Les dirigeants mondiaux réunis à New York cette semaine pour l’Assemblée générale des Nations Unies ont l’occasion d’accorder à Haïti l’attention que ce pays mérite en prenant des engagements financiers, techniques et logistiques concrets. Une action immédiate et coordonnée est essentielle et peut faire une réelle différence pour les millions d’Haïtiens dont la vie est menacée.
Au cours des trois dernières années, Haïti a été englouti par l’une des pires crises humanitaires et sécuritaires au monde. Quelques 300 groupes criminels violents contrôlent près de 80 % de la zone métropolitaine de la capitale Port-au-Prince et sont de plus en plus actifs dans les zones rurales du pays. Ils terrorisent les habitants en tuant, violant et kidnappant à volonté et empêchent la libre circulation des personnes et des biens. La violence a contraint écoles et hôpitaux à fermer leurs portes et a fait de la survie quotidienne une lutte pour de nombreux Haïtiens. Selon l’ONU, près de cinq millions d’entre eux sont en situation d’insécurité alimentaire aiguë, parmi lesquelles 1,6 million de personnes environ sont confrontées à des niveaux d’insécurité alimentaire d’urgence.

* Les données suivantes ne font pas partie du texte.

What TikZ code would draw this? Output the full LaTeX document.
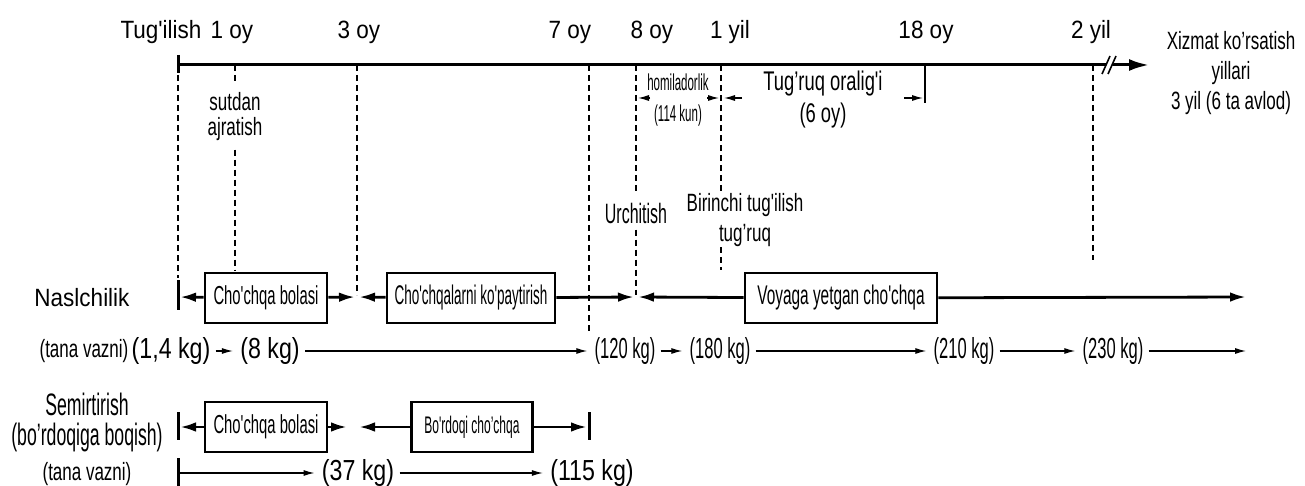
\documentclass[tikz,border=0pt]{standalone}
\usepackage{fontspec}
\newfontfamily\regf{Liberation Sans}[FakeStretch=0.9]
\newfontfamily\midf{Liberation Sans}[FakeStretch=0.8]
\newfontfamily\condf{Liberation Sans}[FakeStretch=0.68]
\newfontfamily\narrowf{Liberation Sans}[FakeStretch=0.57]
\newfontfamily\slimf{Liberation Sans}[FakeStretch=0.5]
\usetikzlibrary{arrows.meta}

\begin{document}
\begin{tikzpicture}[x=0.5pt,y=-0.5pt,shorten >=1pt,
   font=\regf\fontsize{12.5}{15}\selectfont,
   every node/.style={inner sep=0pt,align=center},
   cond/.style={font=\condf\fontsize{12.5}{15}\selectfont},
   stage/.style={draw,line width=1.3pt,minimum height=25pt,
                 font=\narrowf\fontsize{13.5}{15}\selectfont},
   heavy/.style={-{Latex[length=8pt,width=4.8pt]},line width=1.4pt},
   light/.style={-{Latex[length=5.5pt,width=3pt]},line width=0.6pt},
   guide/.style={line width=0.6pt,dash pattern=on 3pt off 2pt},
   wt/.style={font=\narrowf\fontsize{14.5}{16}\selectfont,inner sep=2.5pt},
   wtb/.style={font=\midf\fontsize{14.5}{16}\selectfont,inner sep=2.5pt}]
   \useasboundingbox (0,0) rectangle (1305,486);

   % time axis
   \coordinate (t0)   at (178,65);
   \coordinate (t1)   at (235,65);
   \coordinate (t3)   at (357,65);
   \coordinate (t7)   at (589,65);
   \coordinate (t8)   at (636,65);
   \coordinate (t12)  at (721,65);
   \coordinate (t18)  at (925,65);
   \coordinate (t24)  at (1093,65);
   \coordinate (tend) at (1149,65);
   \draw[-{Latex[length=10pt,width=6pt]},line width=1.5pt,shorten >=0pt] (t0) -- (tend);
   \draw[line width=1.5pt] (t0) ++(0,-10) -- ++(0,20);
   \fill[white] (1103,74) -- (1109,74) -- (1116,56) -- (1110,56) -- cycle;
   \draw[line width=0.8pt,shorten >=0pt] (1102,74) -- (1110,56) (1108,74) -- (1116,56);

   \node[anchor=base] (l0)  at (161,39)  {Tug'ilish};
   \node[anchor=base] (l1)  at (232,39)  {1 oy};
   \node[anchor=base] (l3)  at (359,39)  {3 oy};
   \node[anchor=base] (l7)  at (570,39)  {7 oy};
   \node[anchor=base] (l8)  at (652,39)  {8 oy};
   \node[anchor=base] (l12) at (730,39)  {1 yil};
   \node[anchor=base] (l18) at (926,39)  {18 oy};
   \node[anchor=base] (l24) at (1091,39) {2 yil};
   \node[cond,anchor=north] (serv) at (1231,31) {Xizmat ko’rsatish\\yillari\\3 yil (6 ta avlod)};

   % events on the axis
   \node[font=\condf\fontsize{12.5}{12.5}\selectfont,inner sep=4pt] (wean) at (235,117) {sutdan\\ajratish};
   \node[font=\narrowf\fontsize{14}{15}\selectfont,inner sep=3pt] (mate) at (636,213) {Urchitish};
   \node[cond] (birth) at (745,220) {Birinchi tug'ilish\\tug’ruq};
   \node[font=\slimf\fontsize{11.5}{15.5}\selectfont] (preg) at (678,100) {homiladorlik\\(114 kun)};
   \node[font=\condf\fontsize{13.5}{16}\selectfont] (gap) at (823,100) {Tug’ruq oralig'i\\(6 oy)};
   \coordinate (p0) at (636,98);
   \coordinate (p1) at (721,98);
   \coordinate (p2) at (722,98);
   \coordinate (p3) at (925,98);
   \draw[light] ([xshift=7pt]p0) -- (p0);
   \draw[light] ([xshift=-7pt]p1) -- (p1);
   \draw[light] ([xshift=10pt]p2) -- (p2);
   \draw[light] ([xshift=-10.5pt]p3) -- (p3);

   % breeding row
   \node (brd) at (82,298) {Naslchilik};
   \coordinate (n0)   at (178,297);
   \coordinate (n3)   at (357,297);
   \coordinate (n8)   at (636,297);
   \coordinate (nend) at (1248,297);
   \node[stage,minimum width=61pt,font=\narrowf\fontsize{13}{15}\selectfont] (b1) at (266,298) {Cho'chqa bolasi};
   \node[stage,minimum width=84pt,font=\slimf\fontsize{13.5}{15}\selectfont] (b2) at (471,298) {Cho'chqalarni ko'paytirish};
   \node[stage,minimum width=96pt] (b3) at (841,298) {Voyaga yetgan cho'chqa};

   \draw[guide] (t0) -- ++(0,215);
   \draw[guide] (t1) -- (wean.north);
   \draw[guide] (wean.south) -- (wean.south |- b1.north);
   \draw[guide] (t3) -- (n3);
   \draw[guide] (t7) -- ++(0,270);
   \draw[guide] (t8) -- (mate.north);
   \draw[guide] (mate.south) -- (n8);
   \draw[guide] (t12) -- (t12 |- birth.north);
   \draw[guide] (t12 |- birth.south) -- (t12 |- b3.north);
   \draw[line width=0.8pt] (t18) -- ++(0,40);
   \draw[guide,line width=1.2pt] (t24) -- ++(0,197);

   \draw[line width=1.5pt] (n0) ++(0,-17) -- ++(0,32);
   \path[heavy] (b1) edge (n0) edge (n3)
                (b2) edge (n3) edge (n8)
                (b3) edge (n8) edge (nend);

   % body weight
   \node[cond] (wlbl) at (84,351) {(tana vazni)};
   \node[wtb] (w1) at (171,351) {(1,4 kg)};
   \node[wtb] (w2) at (270,351) {(8 kg)};
   \node[wt] (w3) at (625,351)  {(120 kg)};
   \node[wt] (w4) at (720,351)  {(180 kg)};
   \node[wt] (w5) at (964,351)  {(210 kg)};
   \node[wt] (w6) at (1113,351) {(230 kg)};
   \coordinate (wend) at (1248,351);
   \path[light] (w1) edge (w2) (w2) edge (w3) (w3) edge (w4)
                (w4) edge (w5) (w5) edge (w6) (w6) edge (wend);

   % fattening row
   \node[font=\narrowf\fontsize{15.5}{15}\selectfont] (fat) at (87,422) {Semirtirish\\(bo’rdoqiga boqish)};
   \coordinate (s0) at (178,427);
   \coordinate (s1) at (349,427);
   \coordinate (s2) at (357,427);
   \coordinate (s3) at (589,427);
   \node[stage,minimum width=61pt,font=\narrowf\fontsize{13}{15}\selectfont] (c1) at (266,427) {Cho'chqa bolasi};
   \node[stage,minimum width=60.5pt,font=\slimf\fontsize{12}{14}\selectfont] (c2) at (472,427) {Bo'rdoqi cho’chqa};
   \draw[line width=1.5pt] (s0) ++(0,-15) -- ++(0,30);
   \draw[line width=1.5pt] (s3) ++(0,-15) -- ++(0,30);
   \path[heavy] (c1) edge (s0) edge (s1)
                (c2) edge (s2) edge (s3);

   \node[cond] (wlbl2) at (87,474) {(tana vazni)};
   \coordinate (r0) at (178,473);
   \draw[line width=1.5pt] (r0) ++(0,-15) -- ++(0,30);
   \node[wtb] (v1) at (358,473) {(37 kg)};
   \node[wtb] (v2) at (592,473) {(115 kg)};
   \path[light] (r0) edge (v1) (v1) edge (v2);
\end{tikzpicture}
\end{document}
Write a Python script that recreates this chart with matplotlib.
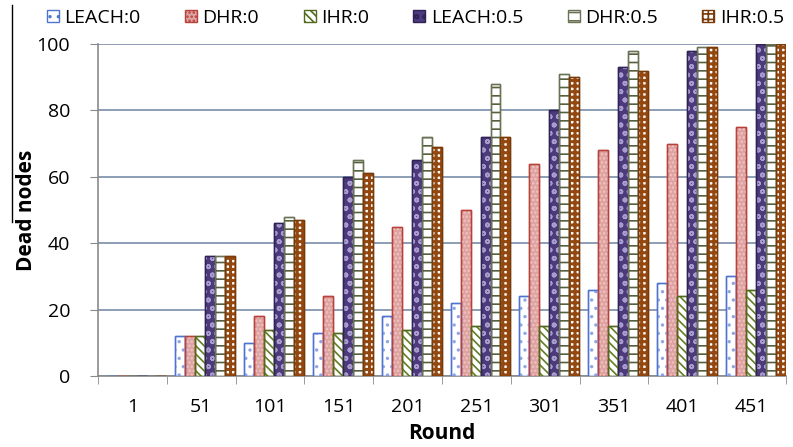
import matplotlib.pyplot as plt
import numpy as np
from matplotlib.lines import Line2D
from matplotlib.patches import Rectangle

plt.rcParams['font.family'] = ['Open Sans', 'DejaVu Sans']
plt.rcParams['hatch.linewidth'] = 1.2

rounds = ["1", "51", "101", "151", "201", "251", "301", "351", "401", "451"]

leach_0 = [0, 12, 10, 13, 18, 22, 24, 26, 28, 30]
dhr_0 = [0, 12, 18, 24, 45, 50, 64, 68, 70, 75]
ihr_0 = [0, 12, 14, 13, 14, 15, 15, 15, 24, 26]
leach_05 = [0, 36, 46, 60, 65, 72, 80, 93, 98, 100]
dhr_05 = [0, 36, 48, 65, 72, 88, 91, 98, 99, 100]
ihr_05 = [0, 36, 47, 61, 69, 72, 90, 92, 99, 100]

series = [
    ("LEACH:0", leach_0),
    ("DHR:0", dhr_0),
    ("IHR:0", ihr_0),
    ("LEACH:0.5", leach_05),
    ("DHR:0.5", dhr_05),
    ("IHR:0.5", ihr_05),
]

# face, edge, hatch, hatch colour, hatch line width
styles = [
    ("white", "#4f74d0", "..", "#8fa6e6", 1.2),
    ("#dea3a1", "#b8413c", "....", "#eec4c2", 1.2),
    ("white", "#4f6a1c", "\\\\\\\\", "#5f7f22", 1.2),
    ("#4c3a7c", "#2e2256", "oo", "#a99ccf", 1.2),
    ("white", "#6b7357", "--", "#55603c", 1.2),
    ("white", "#7a3a08", "+++", "#94470f", 2.2),
]

fig = plt.figure(figsize=(7.93, 4.47), dpi=100)
ax = fig.add_axes([98 / 793, 71 / 447, 688 / 793, 332 / 447])

x = np.arange(len(rounds))
width = 0.145
offsets = (np.arange(6) - 2.5) * width + 0.06

for (name, vals), (fc, ec, hatch, hc, hlw), off in zip(series, styles, offsets):
    ax.bar(x + off, vals, width, color=fc, edgecolor=ec, linewidth=1.0, zorder=3)
    with plt.rc_context({'hatch.linewidth': hlw}):
        ax.bar(x + off, vals, width, fill=False, hatch=hatch, edgecolor=hc,
               linewidth=0, zorder=4)
    ax.bar(x + off, vals, width, fill=False, edgecolor=ec, linewidth=1.0, zorder=5)

ax.set_xlim(-0.5, len(rounds) - 0.5)
ax.set_ylim(0, 100)
ax.set_yticks([0, 20, 40, 60, 80, 100])
ax.set_xticks(x)
ax.set_xticklabels(rounds)
ax.set_xticks(np.arange(len(rounds) + 1) - 0.5, minor=True)
ax.tick_params(axis='x', which='major', length=0, labelsize=14, pad=16)
ax.tick_params(axis='x', which='minor', length=6, color='#8a8a8a')
ax.tick_params(axis='y', length=6, color='#8a8a8a', labelsize=14, pad=14)

ax.grid(axis='y', color='#8c9db3', linewidth=1.4, zorder=0)
for s in ['top', 'right']:
    ax.spines[s].set_visible(False)
for s in ['left', 'bottom']:
    ax.spines[s].set_color('#8a8a8a')
    ax.spines[s].set_linewidth(1.2)

ax.set_ylabel("Dead nodes", fontsize=15, fontweight='bold', labelpad=0)
ax.set_xlabel("Round", fontsize=15, fontweight='bold', labelpad=5)

handles = []
for fc, ec, hatch, hc, hlw in styles:
    handles.append(Rectangle((0, 0), 1, 1, facecolor=fc, edgecolor=ec,
                             hatch=hatch, linewidth=1.0))
fig.legend(handles, [s[0] for s in series], loc='center left',
           bbox_to_anchor=(47 / 793, 1 - 18 / 447), ncol=6, frameon=False,
           fontsize=14, handlelength=0.62, handleheight=0.62,
           handletextpad=0.28, columnspacing=2.28, borderaxespad=0,
           borderpad=0.0)

fig.add_artist(Line2D([12 / 793, 12 / 793], [1 - 5 / 447, 1 - 222 / 447],
                      color='black', linewidth=1.0))

fig.savefig("out.png", dpi=100)
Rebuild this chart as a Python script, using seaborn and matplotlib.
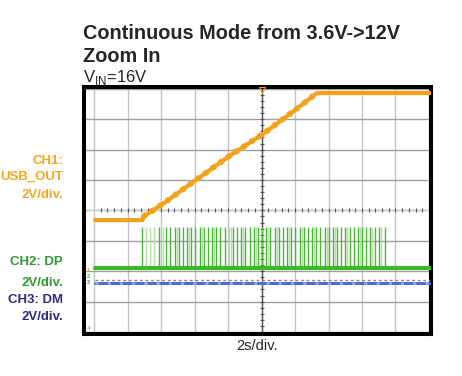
import numpy as np
import pandas as pd
import matplotlib
matplotlib.use("Agg")
import matplotlib.pyplot as plt
import seaborn as sns

# all positions in scope divisions (10 x 8 grid, 0 at bottom-left)
ch1_x = [0.03, 1.45, 1.46, 2.05, 3.04, 4.04, 5.04, 6.00, 6.65, 10.03]
ch1_y = [3.68, 3.68, 3.79, 4.21, 5.00, 5.79, 6.51, 7.30, 7.86, 7.86]

ch2_base = 2.10
ch2_high = 3.44
ch2_pulses = [1.43, 1.93, 2.16, 2.28, 2.41, 2.53, 2.66, 2.78, 2.90, 3.02,
              3.16, 3.27, 3.40, 3.52, 3.65, 3.77, 3.90, 4.15, 4.27, 4.40,
              4.52, 4.65, 4.77, 4.90, 5.01, 5.14, 5.26, 5.39, 5.51, 5.64,
              5.76, 5.89, 6.01, 6.14, 6.26, 6.39, 6.51, 6.64, 6.76, 6.89,
              7.01, 7.13, 7.25, 7.38, 7.50, 7.63, 7.75, 7.88, 8.00, 8.13,
              8.25, 8.38, 8.50, 8.68]
ch2_faint = [1.55, 1.66, 1.80, 2.05, 2.47, 2.84, 3.21, 3.58, 4.02, 4.08,
             4.46, 4.83, 5.20, 5.45, 5.82, 6.20, 6.57, 6.95, 7.19, 7.56,
             7.94, 8.31, 8.58]

ch3_level = 1.62
ref_level = 1.70
span = [0.03, 10.03]

orange = '#f2a31b'
green = '#3cb82a'
blue = '#4a6cd8'

sns.set_theme(style="white")
plt.rcParams['font.family'] = ['Liberation Sans', 'DejaVu Sans']
plt.rcParams['mathtext.fontset'] = 'custom'
plt.rcParams['mathtext.rm'] = 'Liberation Sans'

fig = plt.figure(figsize=(4.62, 3.76), dpi=100)
ax = fig.add_axes([84 / 462, 42 / 376, 347 / 462, 247 / 376])
ax.set_xlim(-0.30, 10.06)
ax.set_ylim(-0.066, 8.06)

# graticule
for k in range(11):
    ax.axvline(k, color='#c4c4c4', lw=1, zorder=1)
for k in range(9):
    ax.axhline(k, color='#a0a0a0', lw=1, zorder=1)
ax.axhline(4, color='#d0d0d0', lw=1, zorder=1.2)
ax.axvline(5, color='#555555', lw=1, zorder=1.5)
minor_y = np.arange(0.2, 8, 0.2)
minor_x = np.arange(0.2, 10, 0.2)
ax.plot(np.full_like(minor_y, 5), minor_y, ls='none', marker='_', ms=3, color='#555555', mew=0.8, zorder=1.6)
ax.plot(minor_x, np.full_like(minor_x, 4), ls='none', marker='|', ms=3, color='#555555', mew=0.8, zorder=1.6)

# CH1 USB_OUT
df1 = pd.DataFrame({'x': ch1_x, 'y': ch1_y})
sns.lineplot(data=df1, x='x', y='y', ax=ax, color=orange, lw=3, sort=False, zorder=5)
ax.plot(ch1_x[2:-1], ch1_y[2:-1], color=orange, lw=4.2, dashes=(0.7, 0.9), solid_capstyle='butt', zorder=5)

# CH2 DP
ax.vlines(ch2_faint, ch2_base, ch2_high, color='#b5e0a8', lw=1, zorder=3)
ax.vlines(ch2_pulses, ch2_base, ch2_high, color='#4cb638', lw=1, zorder=3.5)
df2 = pd.DataFrame({'x': span, 'y': [ch2_base] * 2})
sns.lineplot(data=df2, x='x', y='y', ax=ax, color=green, lw=3, zorder=4)

# CH3 DM and reference trace
ax.plot(span, [ref_level] * 2, color='#b07878', lw=1, dashes=(2, 2), zorder=3)
df3 = pd.DataFrame({'x': span, 'y': [ch3_level] * 2})
sns.lineplot(data=df3, x='x', y='y', ax=ax, color=blue, lw=2.2, zorder=4)
ax.plot(span, [ch3_level] * 2, color='#8fa5ee', lw=2.2, dashes=(1, 3), zorder=4.1)

# ground / trigger markers
ax.text(-0.17, 2.02, '1', color=orange, fontsize=4, ha='center', va='center', fontweight='bold')
ax.text(-0.17, 1.82, '2', color=green, fontsize=4, ha='center', va='center', fontweight='bold')
ax.text(-0.17, 1.62, '3', color=blue, fontsize=4, ha='center', va='center', fontweight='bold')
ax.text(-0.17, 0.13, '4', color=blue, fontsize=4, ha='center', va='center')
ax.plot([5], [7.96], marker='v', ms=4, color=orange, mfc='none', mew=0.8, zorder=6)

ax.set_xticks([])
ax.set_yticks([])
ax.set_xlabel('')
ax.set_ylabel('')
for s in ax.spines.values():
    s.set_visible(True)
    s.set_color('black')
    s.set_linewidth(2.9)

# titles
fig.text(83 / 462, 1 - 39 / 376, 'Continuous Mode from 3.6V->12V', fontsize=14.3, fontweight='bold', va='baseline', ha='left')
fig.text(83 / 462, 1 - 62 / 376, 'Zoom In', fontsize=14.3, fontweight='bold', va='baseline', ha='left')
fig.text(83 / 462, 1 - 82 / 376, r'V$_{\mathrm{IN}}$=16V', fontsize=12, va='baseline', ha='left')

# channel labels
labels = [('CH1:', 164, '#f5a623'), ('USB_OUT', 180, '#f5a623'), ('2V/div.', 198, '#f5a623'),
          ('CH2: DP', 265, '#2f9a2f'), ('2V/div.', 286, '#2f9a2f'),
          ('CH3: DM', 303, '#2b2b8c'), ('2V/div.', 320, '#2b2b8c')]
for txt, ypx, col in labels:
    fig.text(63 / 462, 1 - ypx / 376, txt, fontsize=9.5, fontweight='bold', color=col, ha='right', va='baseline')

fig.text(257 / 462, 1 - 350 / 376, '2s/div.', fontsize=10.5, ha='center', va='baseline')

fig.savefig('out.png', dpi=100)
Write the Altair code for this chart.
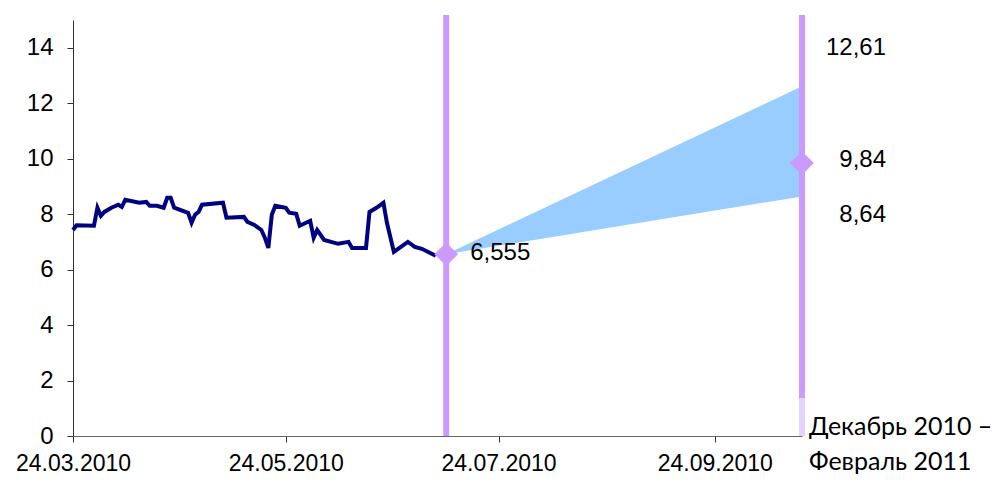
import altair as alt
import pandas as pd

# Historical series
dates = ["2010-03-24", "2010-03-25", "2010-03-30", "2010-03-31", "2010-04-01", "2010-04-02",
         "2010-04-04", "2010-04-06", "2010-04-07", "2010-04-08", "2010-04-12", "2010-04-14",
         "2010-04-15", "2010-04-17", "2010-04-19", "2010-04-20", "2010-04-21", "2010-04-22",
         "2010-04-26", "2010-04-27", "2010-04-28", "2010-04-29", "2010-04-30", "2010-05-06",
         "2010-05-07", "2010-05-12", "2010-05-13", "2010-05-15", "2010-05-17", "2010-05-18",
         "2010-05-19", "2010-05-20", "2010-05-21", "2010-05-24", "2010-05-25", "2010-05-27",
         "2010-05-28", "2010-05-31", "2010-06-01", "2010-06-02", "2010-06-04", "2010-06-08",
         "2010-06-11", "2010-06-12", "2010-06-16", "2010-06-17", "2010-06-19", "2010-06-21",
         "2010-06-22", "2010-06-24", "2010-06-28", "2010-06-30", "2010-07-02", "2010-07-06"]
values = [7.43, 7.60, 7.58, 8.23, 7.94, 8.08,
          8.23, 8.34, 8.26, 8.52, 8.41, 8.44,
          8.30, 8.30, 8.23, 8.59, 8.59, 8.23,
          8.05, 7.69, 7.98, 8.08, 8.34, 8.41,
          7.87, 7.90, 7.72, 7.61, 7.43, 7.15,
          6.78, 7.98, 8.30, 8.23, 8.05, 8.01,
          7.58, 7.76, 7.15, 7.43, 7.07, 6.93,
          7.00, 6.78, 6.78, 8.08, 8.23, 8.41,
          7.69, 6.64, 7.00, 6.82, 6.75, 6.50]

# Forecast fan
fan_dates = ["2010-07-09", "2010-10-19"]
fan_low = [6.555, 8.64]
fan_high = [6.555, 12.61]

# Markers
marker_dates = ["2010-07-09", "2010-10-19"]
marker_values = [6.555, 9.84]

y_ticks = [0, 2, 4, 6, 8, 10, 12, 14]
period_label = ["Декабрь 2010 –", "Февраль 2011"]

def loc(d):
    return d + "T00:00:00"

hist = pd.DataFrame({"date": [loc(d) for d in dates], "value": values})
fan = pd.DataFrame({"date": [loc(d) for d in fan_dates], "lo": fan_low, "hi": fan_high})
marks = pd.DataFrame({"date": [loc(d) for d in marker_dates], "value": marker_values})

FONT = "Liberation Sans"

xscale = alt.Scale(domain=[alt.DateTime(year=2010, month=3, date=24),
                           alt.DateTime(year=2010, month=10, date=19)])
yscale = alt.Scale(domain=[0, 15])

xaxis = alt.Axis(
    values=[alt.DateTime(year=2010, month=3, date=24), alt.DateTime(year=2010, month=5, date=24),
            alt.DateTime(year=2010, month=7, date=24), alt.DateTime(year=2010, month=9, date=24)],
    format="%d.%m.%Y", title=None, grid=False, tickSize=6, labelPadding=10,
    labelFont=FONT, labelFontSize=23, labelColor="#000", domainColor="#666",
    tickColor="#333", labelFlush=False, labelOverlap=False)
yaxis = alt.Axis(values=y_ticks, title=None, grid=False, tickSize=6, labelPadding=14,
                 labelFont=FONT, labelFontSize=24, labelColor="#000", domainColor="#333",
                 tickColor="#333")

area = alt.Chart(fan).mark_area(color="#99CCFF", opacity=1).encode(
    x=alt.X("date:T", scale=xscale, axis=xaxis),
    y=alt.Y("lo:Q", scale=yscale, axis=yaxis),
    y2="hi:Q")

line = alt.Chart(hist).mark_line(color="#000080", strokeWidth=4).encode(
    x=alt.X("date:T", scale=xscale),
    y=alt.Y("value:Q", scale=yscale))

rules = alt.Chart(marks).mark_rule(color="#CC99FF", strokeWidth=6, clip=False).encode(
    x=alt.X("date:T", scale=xscale),
    y=alt.value(-5), y2=alt.value(416))

light = alt.Chart(marks.iloc[1:]).mark_rule(color="#E6D2FF", strokeWidth=6, clip=False).encode(
    x=alt.X("date:T", scale=xscale),
    y=alt.value(378), y2=alt.value(416))

pts = alt.Chart(marks).mark_point(shape="diamond", filled=True, color="#CC99FF",
                                  opacity=1, size=560).encode(
    x=alt.X("date:T", scale=xscale),
    y=alt.Y("value:Q", scale=yscale))

lab_start = alt.Chart(pd.DataFrame({"date": [loc(marker_dates[0])], "value": [marker_values[0]],
                                    "t": ["6,555"]})).mark_text(
    align="left", baseline="middle", dx=24, dy=-1, font=FONT, fontSize=24, color="#000").encode(
    x=alt.X("date:T", scale=xscale), y=alt.Y("value:Q", scale=yscale), text="t:N")

end_df = pd.DataFrame({"date": [loc(fan_dates[1])] * 3,
                       "value": [fan_high[1], marker_values[1], fan_low[1]],
                       "t": ["12,61", "9,84", "8,64"]})
lab_hi = alt.Chart(end_df.iloc[[0]]).mark_text(
    align="right", baseline="middle", dx=84, dy=-38, font=FONT, fontSize=24, color="#000").encode(
    x=alt.X("date:T", scale=xscale), y=alt.Y("value:Q", scale=yscale), text="t:N")
lab_mid = alt.Chart(end_df.iloc[[1]]).mark_text(
    align="right", baseline="middle", dx=84, dy=-3, font=FONT, fontSize=24, color="#000").encode(
    x=alt.X("date:T", scale=xscale), y=alt.Y("value:Q", scale=yscale), text="t:N")
lab_lo = alt.Chart(end_df.iloc[[2]]).mark_text(
    align="right", baseline="middle", dx=84, dy=19, font=FONT, fontSize=24, color="#000").encode(
    x=alt.X("date:T", scale=xscale), y=alt.Y("value:Q", scale=yscale), text="t:N")

period = alt.Chart(marks.iloc[1:]).mark_text(
    text=period_label, align="left", baseline="middle", dx=7, lineHeight=35,
    font="Lato", fontSize=25, color="#000", clip=False).encode(
    x=alt.X("date:T", scale=xscale), y=alt.value(407))

chart = alt.layer(area, line, rules, light, pts, lab_start, lab_hi, lab_mid, lab_lo, period).properties(
    width=729, height=416,
    autosize=alt.AutoSizeParams(type="none"),
    padding={"left": 65, "top": 12, "right": 195, "bottom": 41},
).configure_view(stroke=None)

chart.save("out.html", embed_options={"renderer": "svg", "actions": False})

En dépit de cette situation désastreuse, notre récente visite en Haïti nous a permis d’entrevoir quelques lueurs d’espoir.
Le nouveau Premier ministre de transition, Garry Conille, est formé aux questions humanitaires et s’est publiquement engagé à donner la priorité à l’état de droit et à lutter contre la corruption tout en respectant les droits humains. Cet engagement est le bienvenu dans un pays où les acteurs politiques traditionnels et l’élite économique ont longtemps soutenu les groupes criminels en les utilisant pour accéder aux ressources et remporter des élections qui jusqu’ici n’ont guère été libres ou équitables.
Le gouvernement de Garry Conille a récemment finalisé une « feuille de route » qui intègre un grand nombre des recommandations clés que Human Rights Watch et des groupes de la société civile haïtienne ont identifiées comme essentielles pour faire face efficacement à la crise.
Entretemps, la Mission multinationale d’appui à la sécurité (MMAS) autorisée par les Nations Unies et dirigée par le Kenya est enfin opérationnelle. La mission aidera la police nationale haïtienne à rétablir la sécurité et le contrôle de l’État sur le pays. Elle s’accompagne de politiques strictes visant à contrôler la conduite des opérations de la force, à garantir le respect des droits humains et à éviter les échecs et abus associés aux interventions internationales passées en Haïti.
Mais malgré la bonne volonté et les engagements pris, le gouvernement, la MMAS et les groupes humanitaires et de défense des droits humains qui travaillent en Haïti sont loin de disposer des ressources nécessaires pour relever efficacement ces défis. La MMAS ne dispose que de 425 personnes sur les 2 500 prévues sur le terrain en Haïti et n’a reçu qu’environ 85 millions de dollars par le biais du Fonds d’affectation spéciale, contrôlé par les Nations Unies, en plus des contributions directes – principalement 369 millions de dollars US –, une somme bien inférieure aux 600 millions de dollars estimés nécessaires chaque année pour son fonctionnement.
L’appel humanitaire des Nations Unies pour Haïti n’est financé qu’à hauteur de 35 % et fait face à un déficit de 437,5 millions de dollars. Le gouvernement de transition aura besoin de ressources importantes pour rétablir le contrôle de l’État, garantir l’accès des habitants aux produits et services de première nécessité, tels que la nourriture, les soins de santé et l’éducation, reconstruire le système judiciaire et mettre en œuvre des programmes d’aide aux victimes de violences sexuelles et aux enfants vulnérables dans les zones contrôlées par les groupes criminels. Un soutien international et une coordination accrus sont aujourd’hui nécessaires.